> [DIRECTIONS]:
Tally the lines that contain the string "this" and state that total without comment.

**********

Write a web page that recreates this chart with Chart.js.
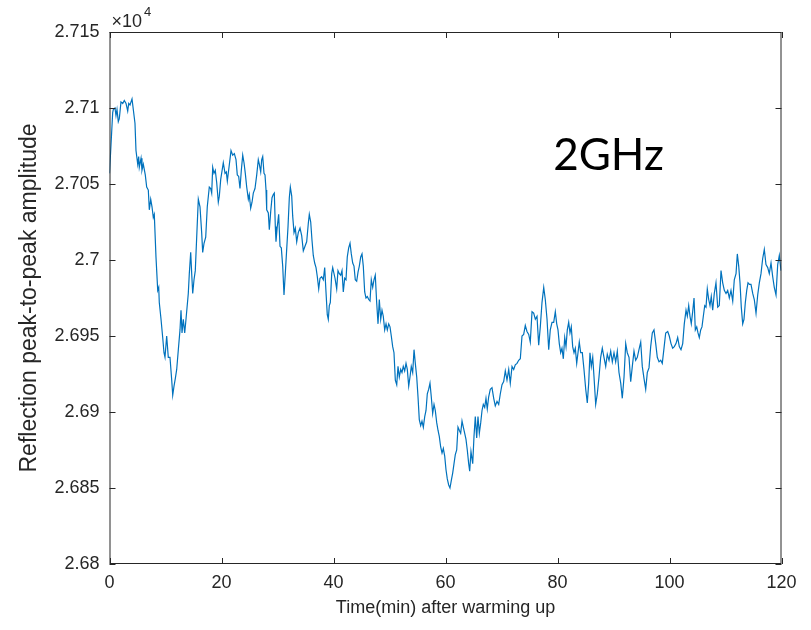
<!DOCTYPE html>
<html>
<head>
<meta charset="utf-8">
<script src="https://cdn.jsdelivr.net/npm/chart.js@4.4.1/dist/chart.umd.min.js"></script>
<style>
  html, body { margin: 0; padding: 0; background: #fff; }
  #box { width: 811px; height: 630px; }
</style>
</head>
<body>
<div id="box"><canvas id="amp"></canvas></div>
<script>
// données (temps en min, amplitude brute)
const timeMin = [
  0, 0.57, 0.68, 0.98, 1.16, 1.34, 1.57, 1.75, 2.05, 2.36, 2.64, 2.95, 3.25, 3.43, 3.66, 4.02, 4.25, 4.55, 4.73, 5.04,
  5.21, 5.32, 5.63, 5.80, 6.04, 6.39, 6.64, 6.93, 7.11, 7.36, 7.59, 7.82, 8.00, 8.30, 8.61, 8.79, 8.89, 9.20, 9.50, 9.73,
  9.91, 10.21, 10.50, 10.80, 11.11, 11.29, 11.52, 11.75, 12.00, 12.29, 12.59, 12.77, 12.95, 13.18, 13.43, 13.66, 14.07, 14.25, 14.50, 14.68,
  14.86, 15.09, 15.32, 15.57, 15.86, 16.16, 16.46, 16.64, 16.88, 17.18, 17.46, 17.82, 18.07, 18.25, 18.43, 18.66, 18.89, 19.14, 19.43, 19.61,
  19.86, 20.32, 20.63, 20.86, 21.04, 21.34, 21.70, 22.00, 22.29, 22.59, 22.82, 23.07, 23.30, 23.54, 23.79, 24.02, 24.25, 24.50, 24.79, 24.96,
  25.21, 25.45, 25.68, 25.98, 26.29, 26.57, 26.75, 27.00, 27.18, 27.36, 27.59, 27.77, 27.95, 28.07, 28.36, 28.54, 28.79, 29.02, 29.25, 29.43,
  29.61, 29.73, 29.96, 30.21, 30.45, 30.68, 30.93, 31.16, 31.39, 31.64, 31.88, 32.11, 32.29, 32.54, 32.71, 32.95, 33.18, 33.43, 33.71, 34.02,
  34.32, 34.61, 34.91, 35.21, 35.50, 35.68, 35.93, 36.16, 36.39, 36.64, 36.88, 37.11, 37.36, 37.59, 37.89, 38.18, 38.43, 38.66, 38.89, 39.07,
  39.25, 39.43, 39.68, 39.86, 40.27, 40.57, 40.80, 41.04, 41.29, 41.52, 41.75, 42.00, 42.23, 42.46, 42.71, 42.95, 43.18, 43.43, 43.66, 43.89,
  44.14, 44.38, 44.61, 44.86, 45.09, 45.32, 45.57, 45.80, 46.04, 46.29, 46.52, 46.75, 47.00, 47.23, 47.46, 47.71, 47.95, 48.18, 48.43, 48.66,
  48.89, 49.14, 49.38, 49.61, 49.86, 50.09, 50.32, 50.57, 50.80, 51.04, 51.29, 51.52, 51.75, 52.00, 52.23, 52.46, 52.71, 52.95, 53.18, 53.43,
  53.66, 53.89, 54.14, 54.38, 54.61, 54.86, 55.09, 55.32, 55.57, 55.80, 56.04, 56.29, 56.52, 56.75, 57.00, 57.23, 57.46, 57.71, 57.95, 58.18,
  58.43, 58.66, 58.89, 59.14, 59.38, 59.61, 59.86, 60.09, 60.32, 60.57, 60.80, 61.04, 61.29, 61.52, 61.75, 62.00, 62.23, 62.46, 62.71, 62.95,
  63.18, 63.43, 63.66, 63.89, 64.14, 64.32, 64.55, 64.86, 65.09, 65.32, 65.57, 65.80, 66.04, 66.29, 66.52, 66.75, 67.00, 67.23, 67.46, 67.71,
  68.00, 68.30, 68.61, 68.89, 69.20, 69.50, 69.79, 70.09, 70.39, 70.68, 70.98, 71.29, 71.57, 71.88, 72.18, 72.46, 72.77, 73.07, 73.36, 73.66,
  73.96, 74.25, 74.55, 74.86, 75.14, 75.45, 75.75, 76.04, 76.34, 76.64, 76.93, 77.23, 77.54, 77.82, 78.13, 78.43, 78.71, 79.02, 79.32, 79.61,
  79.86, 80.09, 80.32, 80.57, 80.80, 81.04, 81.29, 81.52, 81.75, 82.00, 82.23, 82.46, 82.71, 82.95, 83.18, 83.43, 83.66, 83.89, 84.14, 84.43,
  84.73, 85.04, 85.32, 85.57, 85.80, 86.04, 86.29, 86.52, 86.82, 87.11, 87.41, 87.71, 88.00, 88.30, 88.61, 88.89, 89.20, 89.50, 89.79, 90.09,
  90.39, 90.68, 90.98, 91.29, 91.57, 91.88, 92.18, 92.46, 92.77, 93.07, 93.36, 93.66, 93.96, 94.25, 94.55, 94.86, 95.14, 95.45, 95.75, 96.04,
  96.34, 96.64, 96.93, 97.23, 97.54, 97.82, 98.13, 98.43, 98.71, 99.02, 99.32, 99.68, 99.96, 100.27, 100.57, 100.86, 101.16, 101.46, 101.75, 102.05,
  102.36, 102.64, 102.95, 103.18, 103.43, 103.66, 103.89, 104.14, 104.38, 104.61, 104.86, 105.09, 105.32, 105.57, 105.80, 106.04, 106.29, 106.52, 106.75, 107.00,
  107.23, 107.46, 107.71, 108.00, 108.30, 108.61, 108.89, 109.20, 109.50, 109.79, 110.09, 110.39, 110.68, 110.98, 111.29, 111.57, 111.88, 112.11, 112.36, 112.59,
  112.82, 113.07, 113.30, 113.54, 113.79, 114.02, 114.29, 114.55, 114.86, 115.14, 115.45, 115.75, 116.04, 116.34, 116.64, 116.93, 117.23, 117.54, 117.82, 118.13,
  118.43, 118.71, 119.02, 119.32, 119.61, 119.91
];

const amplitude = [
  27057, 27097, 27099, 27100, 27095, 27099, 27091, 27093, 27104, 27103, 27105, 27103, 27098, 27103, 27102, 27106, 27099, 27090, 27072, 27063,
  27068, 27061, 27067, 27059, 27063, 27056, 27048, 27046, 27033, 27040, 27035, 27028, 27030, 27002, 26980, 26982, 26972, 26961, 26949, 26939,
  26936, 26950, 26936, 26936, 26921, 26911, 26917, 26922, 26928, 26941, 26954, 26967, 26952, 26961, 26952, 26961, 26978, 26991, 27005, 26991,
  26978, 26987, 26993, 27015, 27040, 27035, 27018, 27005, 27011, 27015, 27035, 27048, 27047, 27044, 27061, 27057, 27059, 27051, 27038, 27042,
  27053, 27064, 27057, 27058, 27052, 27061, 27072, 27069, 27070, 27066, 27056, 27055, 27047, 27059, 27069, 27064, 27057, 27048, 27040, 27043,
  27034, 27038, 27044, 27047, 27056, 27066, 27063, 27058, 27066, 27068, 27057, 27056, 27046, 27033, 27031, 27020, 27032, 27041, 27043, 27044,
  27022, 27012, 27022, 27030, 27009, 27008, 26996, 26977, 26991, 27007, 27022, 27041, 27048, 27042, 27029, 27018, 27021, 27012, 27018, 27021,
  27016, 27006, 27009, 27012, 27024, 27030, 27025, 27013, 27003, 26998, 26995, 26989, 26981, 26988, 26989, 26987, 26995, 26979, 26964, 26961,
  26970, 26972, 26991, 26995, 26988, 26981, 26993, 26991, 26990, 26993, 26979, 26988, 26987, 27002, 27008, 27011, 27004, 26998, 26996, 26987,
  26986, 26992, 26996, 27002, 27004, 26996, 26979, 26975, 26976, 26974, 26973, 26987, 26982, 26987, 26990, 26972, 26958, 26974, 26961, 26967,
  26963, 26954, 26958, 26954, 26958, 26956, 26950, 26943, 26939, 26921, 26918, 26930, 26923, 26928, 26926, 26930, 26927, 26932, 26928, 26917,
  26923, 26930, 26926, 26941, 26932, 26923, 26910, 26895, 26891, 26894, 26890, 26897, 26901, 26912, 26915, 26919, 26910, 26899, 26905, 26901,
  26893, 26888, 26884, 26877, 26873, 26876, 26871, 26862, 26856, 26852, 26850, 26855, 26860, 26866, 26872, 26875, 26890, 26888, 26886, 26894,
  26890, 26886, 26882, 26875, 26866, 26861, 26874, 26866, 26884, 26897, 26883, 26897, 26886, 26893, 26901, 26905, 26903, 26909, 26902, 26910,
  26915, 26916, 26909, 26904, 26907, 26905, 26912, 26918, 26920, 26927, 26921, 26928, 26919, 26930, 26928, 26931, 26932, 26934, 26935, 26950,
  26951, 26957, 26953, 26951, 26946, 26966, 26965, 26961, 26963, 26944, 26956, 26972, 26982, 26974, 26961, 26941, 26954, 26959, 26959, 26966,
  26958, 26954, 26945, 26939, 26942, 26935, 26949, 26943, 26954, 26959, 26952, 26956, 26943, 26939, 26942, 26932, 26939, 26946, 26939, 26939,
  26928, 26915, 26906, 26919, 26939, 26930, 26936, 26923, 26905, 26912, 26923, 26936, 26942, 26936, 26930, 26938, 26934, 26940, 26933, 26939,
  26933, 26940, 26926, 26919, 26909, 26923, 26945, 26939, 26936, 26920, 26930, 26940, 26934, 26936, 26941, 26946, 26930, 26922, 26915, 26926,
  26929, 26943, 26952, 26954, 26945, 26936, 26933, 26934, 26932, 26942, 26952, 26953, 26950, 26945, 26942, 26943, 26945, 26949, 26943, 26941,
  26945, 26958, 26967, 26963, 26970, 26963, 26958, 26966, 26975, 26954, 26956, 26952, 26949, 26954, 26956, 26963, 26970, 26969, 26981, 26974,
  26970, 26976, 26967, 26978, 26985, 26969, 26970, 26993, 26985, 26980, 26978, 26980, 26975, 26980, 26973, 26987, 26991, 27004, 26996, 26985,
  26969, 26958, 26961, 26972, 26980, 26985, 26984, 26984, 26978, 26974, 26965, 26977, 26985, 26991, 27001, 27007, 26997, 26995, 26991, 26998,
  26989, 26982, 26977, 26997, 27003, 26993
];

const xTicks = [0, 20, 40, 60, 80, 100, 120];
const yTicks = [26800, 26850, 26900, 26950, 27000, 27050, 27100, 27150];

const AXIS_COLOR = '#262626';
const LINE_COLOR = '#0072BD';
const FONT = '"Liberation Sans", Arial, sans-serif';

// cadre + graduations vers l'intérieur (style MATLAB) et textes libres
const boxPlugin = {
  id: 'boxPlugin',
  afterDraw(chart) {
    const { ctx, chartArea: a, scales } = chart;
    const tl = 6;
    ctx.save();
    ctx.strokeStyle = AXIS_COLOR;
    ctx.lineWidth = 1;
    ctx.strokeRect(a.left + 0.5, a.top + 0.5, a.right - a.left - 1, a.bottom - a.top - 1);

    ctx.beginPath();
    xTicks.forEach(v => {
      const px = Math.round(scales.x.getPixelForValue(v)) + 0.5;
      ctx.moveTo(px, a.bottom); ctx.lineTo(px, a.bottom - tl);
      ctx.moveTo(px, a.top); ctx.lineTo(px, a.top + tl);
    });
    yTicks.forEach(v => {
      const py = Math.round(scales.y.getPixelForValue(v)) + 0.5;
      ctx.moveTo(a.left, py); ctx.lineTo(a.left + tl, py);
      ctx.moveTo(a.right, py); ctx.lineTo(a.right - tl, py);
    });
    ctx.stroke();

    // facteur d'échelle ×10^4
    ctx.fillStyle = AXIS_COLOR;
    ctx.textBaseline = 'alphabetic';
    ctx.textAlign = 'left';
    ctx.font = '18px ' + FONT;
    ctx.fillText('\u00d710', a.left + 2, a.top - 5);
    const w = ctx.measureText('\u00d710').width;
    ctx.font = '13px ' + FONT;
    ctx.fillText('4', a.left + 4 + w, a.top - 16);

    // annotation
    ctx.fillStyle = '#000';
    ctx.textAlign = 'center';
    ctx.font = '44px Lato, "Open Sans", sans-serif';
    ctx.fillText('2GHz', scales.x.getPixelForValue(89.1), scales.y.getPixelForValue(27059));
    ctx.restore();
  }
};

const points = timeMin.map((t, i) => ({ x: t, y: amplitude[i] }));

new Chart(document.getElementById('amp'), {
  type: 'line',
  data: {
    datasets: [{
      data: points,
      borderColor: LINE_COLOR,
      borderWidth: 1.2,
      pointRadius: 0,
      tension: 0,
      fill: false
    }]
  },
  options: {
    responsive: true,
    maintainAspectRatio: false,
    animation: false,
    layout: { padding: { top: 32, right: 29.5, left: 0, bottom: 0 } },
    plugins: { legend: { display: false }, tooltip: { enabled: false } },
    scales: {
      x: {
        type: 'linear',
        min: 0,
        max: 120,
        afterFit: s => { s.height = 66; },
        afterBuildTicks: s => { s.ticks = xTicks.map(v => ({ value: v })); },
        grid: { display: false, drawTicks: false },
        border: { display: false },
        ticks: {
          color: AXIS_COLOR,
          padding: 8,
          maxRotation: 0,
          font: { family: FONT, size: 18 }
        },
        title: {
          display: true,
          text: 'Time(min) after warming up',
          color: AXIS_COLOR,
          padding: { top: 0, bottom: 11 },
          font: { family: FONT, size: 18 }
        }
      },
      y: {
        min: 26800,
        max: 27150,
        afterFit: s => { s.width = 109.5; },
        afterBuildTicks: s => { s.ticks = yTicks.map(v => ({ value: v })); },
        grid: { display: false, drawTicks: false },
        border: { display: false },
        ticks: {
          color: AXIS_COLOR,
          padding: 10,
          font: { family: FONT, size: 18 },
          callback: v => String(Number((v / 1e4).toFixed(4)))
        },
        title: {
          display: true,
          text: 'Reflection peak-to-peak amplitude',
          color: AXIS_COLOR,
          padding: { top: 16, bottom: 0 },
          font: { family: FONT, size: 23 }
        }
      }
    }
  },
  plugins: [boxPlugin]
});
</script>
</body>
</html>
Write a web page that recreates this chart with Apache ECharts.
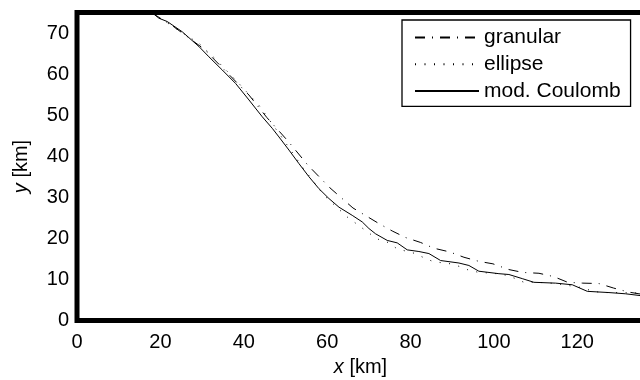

**********

> [EXERCISE RESPONSE]:
2